Senate Bill 1383 is currently being considered in the California Assembly. The bill seeks to expand the reach of the California Family Rights Act (CFRA). Employers with as few as five employees would be required to provide job-protected leave time of up to 12 weeks. SB 1383 will also affect larger employers who have been adhering to the requirements of both the CFRA and the Federal Medical Leave Act (FMLA).
“The federal leave is relatively simple to administer but California is not and we’re going to be putting small employers in jeopardy of having to administer a leave act that’s a lot more complicated than the federal act,” said Brian Little, Director of Employment Policy for the California Farm Bureau Federation (CFBF). “They’re setting it up so that very small employers are going to have to deal with the problems of leave administration that have never had to do it before under either CFRA or FMLA.”

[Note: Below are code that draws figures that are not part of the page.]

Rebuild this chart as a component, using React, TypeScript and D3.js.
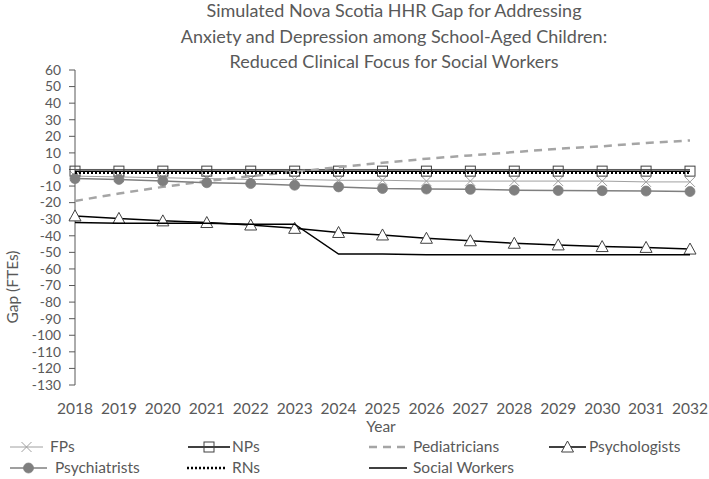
import React from "react";
import * as d3 from "d3";

const years = ["2018","2019","2020","2021","2022","2023","2024","2025","2026","2027","2028","2029","2030","2031","2032"];
const fps = [-4, -4.5, -5, -5.5, -6, -6, -6.5, -6.5, -7, -7, -7, -7, -7, -7.5, -7.5];
const nps = [-1, -1, -1, -1, -1, -1, -1, -1, -1, -1, -1, -1, -1, -1, -1];
const pediatricians = [-19, -14.5, -10.5, -7, -4, -1.5, 1.5, 4, 6.5, 8.5, 10.5, 12.5, 14, 16, 17.5];
const psychologists = [-28, -29.5, -31, -32, -33.5, -35.5, -38, -39.5, -41.5, -43, -44.5, -45.5, -46.5, -47, -48];
const psychiatrists = [-5.5, -6, -7, -8, -8.5, -9.5, -10.5, -11.5, -11.8, -12, -12.5, -12.7, -12.8, -13, -13.3];
const rns = [-2, -2, -2, -2, -2, -2, -2, -2, -2, -2, -2, -2, -2, -2, -2];
const socialWorkers = [-32, -32.5, -32.5, -32.5, -33, -33, -51, -51, -51.5, -51.5, -51.5, -51.5, -51.5, -51.5, -51.5];
const yTicks = [60, 50, 40, 30, 20, 10, 0, -10, -20, -30, -40, -50, -60, -70, -80, -90, -100, -110, -120, -130];
const titleLines = [
  "Simulated Nova Scotia HHR Gap for Addressing",
  "Anxiety and Depression among School-Aged Children:",
  "Reduced Clinical Focus for Social Workers",
];

type Marker = "x" | "square" | "none" | "triangle" | "circle";
interface Series { name: string; values: number[]; color: string; width: number; dash?: string; marker: Marker }

const series: Series[] = [
  { name: "FPs", values: fps, color: "#A0A0A0", width: 1, marker: "x" },
  { name: "NPs", values: nps, color: "#000000", width: 1.5, marker: "square" },
  { name: "Pediatricians", values: pediatricians, color: "#A5A5A5", width: 2.5, dash: "8,6", marker: "none" },
  { name: "Psychologists", values: psychologists, color: "#000000", width: 1.5, marker: "triangle" },
  { name: "Psychiatrists", values: psychiatrists, color: "#7F7F7F", width: 1.5, marker: "circle" },
  { name: "RNs", values: rns, color: "#000000", width: 2.5, dash: "2,2", marker: "none" },
  { name: "Social Workers", values: socialWorkers, color: "#000000", width: 1.5, marker: "none" },
];

const FONT = "Lato, 'Open Sans', sans-serif";
const TXT = "#595959";

function MarkerShape({ type, x, y, color }: { type: Marker; x: number; y: number; color: string }) {
  if (type === "x") {
    const s = 5;
    return (
      <path d={`M${x - s},${y - s}L${x + s},${y + s}M${x - s},${y + s}L${x + s},${y - s}`} stroke={color} strokeWidth={1} fill="none" />
    );
  }
  if (type === "square") {
    return <rect x={x - 5} y={y - 5} width={10} height={10} fill="none" stroke="#404040" strokeWidth={1} />;
  }
  if (type === "triangle") {
    return (
      <path d={`M${x},${y - 6}L${x + 6},${y + 5}L${x - 6},${y + 5}Z`} fill="#ffffff" stroke="#404040" strokeWidth={1} />
    );
  }
  if (type === "circle") {
    return <circle cx={x} cy={y} r={5} fill="#7F7F7F" stroke="#7F7F7F" strokeWidth={0.75} />;
  }
  return null;
}

export default function App() {
  const W = 709, H = 479;
  const x = d3.scalePoint<string>().domain(years).range([75, 690]);
  const y = d3.scaleLinear().domain([-130, 60]).range([385, 70]);
  const line = d3.line<number>().x((_, i) => x(years[i]) as number).y((d) => y(d));

  const legendPos = [
    { sx: 10, tx: 50, y: 447 },
    { sx: 188, tx: 232, y: 447 },
    { sx: 369, tx: 413, y: 447 },
    { sx: 549, tx: 589, y: 447 },
    { sx: 10, tx: 55, y: 468 },
    { sx: 187, tx: 232, y: 468 },
    { sx: 369, tx: 413, y: 468 },
  ];
  const legendLen = [33, 42, 38, 37, 37, 40, 38];

  return (
    <svg width={W} height={H} style={{ position: "absolute", left: 0, top: 0, background: "#fff" }} fontFamily={FONT}>
      <rect x={0} y={0} width={W} height={H} fill="#fff" />
      {titleLines.map((t, i) => (
        <text key={i} x={394} y={11 + i * 25.5} dy="0.35em" textAnchor="middle" fontSize={18} fill={TXT}>{t}</text>
      ))}
      {/* y axis */}
      <line x1={75} x2={75} y1={y(60)} y2={y(-130)} stroke="#595959" strokeWidth={1} />
      {yTicks.map((t) => (
        <g key={t}>
          <line x1={69} x2={75} y1={y(t)} y2={y(t)} stroke="#595959" strokeWidth={1} />
          <text x={61} y={y(t)} dy="0.35em" textAnchor="end" fontSize={13.8} fill={TXT}>{t}</text>
        </g>
      ))}
      <text transform={`translate(13,${287}) rotate(-90)`} dy="0.35em" textAnchor="middle" fontSize={15.5} fill={TXT}>Gap (FTEs)</text>
      {/* x axis line at zero */}
      <line x1={75} x2={690} y1={y(0)} y2={y(0)} stroke="#595959" strokeWidth={1} />
      {years.map((yr) => (
        <text key={yr} x={x(yr) as number} y={409} dy="0.35em" textAnchor="middle" fontSize={15.5} fill={TXT}>{yr}</text>
      ))}
      <text x={381} y={427} dy="0.35em" textAnchor="middle" fontSize={15.5} fill={TXT}>Year</text>
      {/* series */}
      {series.map((s) => (
        <g key={s.name}>
          <path d={line(s.values) || ""} fill="none" stroke={s.color} strokeWidth={s.width} strokeDasharray={s.dash} />
          {s.values.map((v, i) => (
            <MarkerShape key={i} type={s.marker} x={x(years[i]) as number} y={y(v)} color={s.color} />
          ))}
        </g>
      ))}
      {/* legend */}
      {series.map((s, i) => {
        const p = legendPos[i];
        const len = legendLen[i];
        return (
          <g key={s.name}>
            <line x1={p.sx} x2={p.sx + len} y1={p.y} y2={p.y} stroke={s.color} strokeWidth={s.width} strokeDasharray={s.dash} />
            <MarkerShape type={s.marker} x={p.sx + len / 2} y={p.y} color={s.color} />
            <text x={p.tx} y={p.y} dy="0.35em" fontSize={15.5} fill={TXT}>{s.name}</text>
          </g>
        );
      })}
    </svg>
  );
}
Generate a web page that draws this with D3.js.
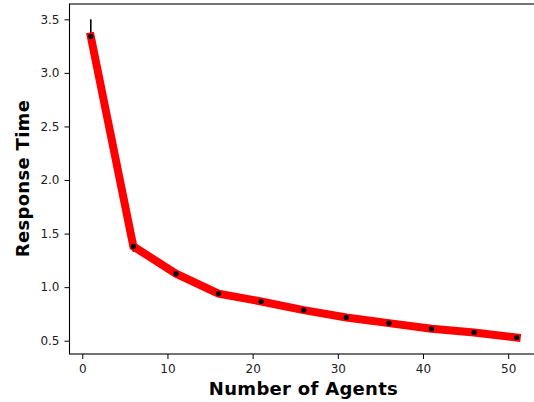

Under SB 1383 even small employers will be required to hold a job position open while an employee is out on leave. A temporary replacement would need to be hired, or an employer will need to cover the absent employee’s job duties by paying overtime to other employees. SB 1383 also adds a new private right of action that exposes employers to litigation if any mistakes are made in the administration of leave time.
The provisions of the bill would also be burdensome for larger employers who would have to differentiate between the state and federal leave requirements. SB 1383 adds additional family members for which an employee can take leave time to care for, which is a separation from the FMLA. Large employers would also be subject to employees taking a substantial amount of leave time on a yearly basis. “It sets up a situation where if you’re a larger employer, somebody could take their 12 weeks of Federal Family Medical Leave Act leave and then turn around and take 12 weeks of California Family Rights Act leave and be gone for half of the year,” Little noted.
Associations representing several different industries have come out in opposition to SB 1383. The California Hospital Association, California Restaurant Association, the League of California Cities, and CFBF were among the groups to issue a letter of opposition back in May. CFBF is actively encouraging industry engagement to hopefully prevent SB 1383 from being put into effect. Little said that “if they engage, we might be able to defeat this and if they don’t, we for sure will not.”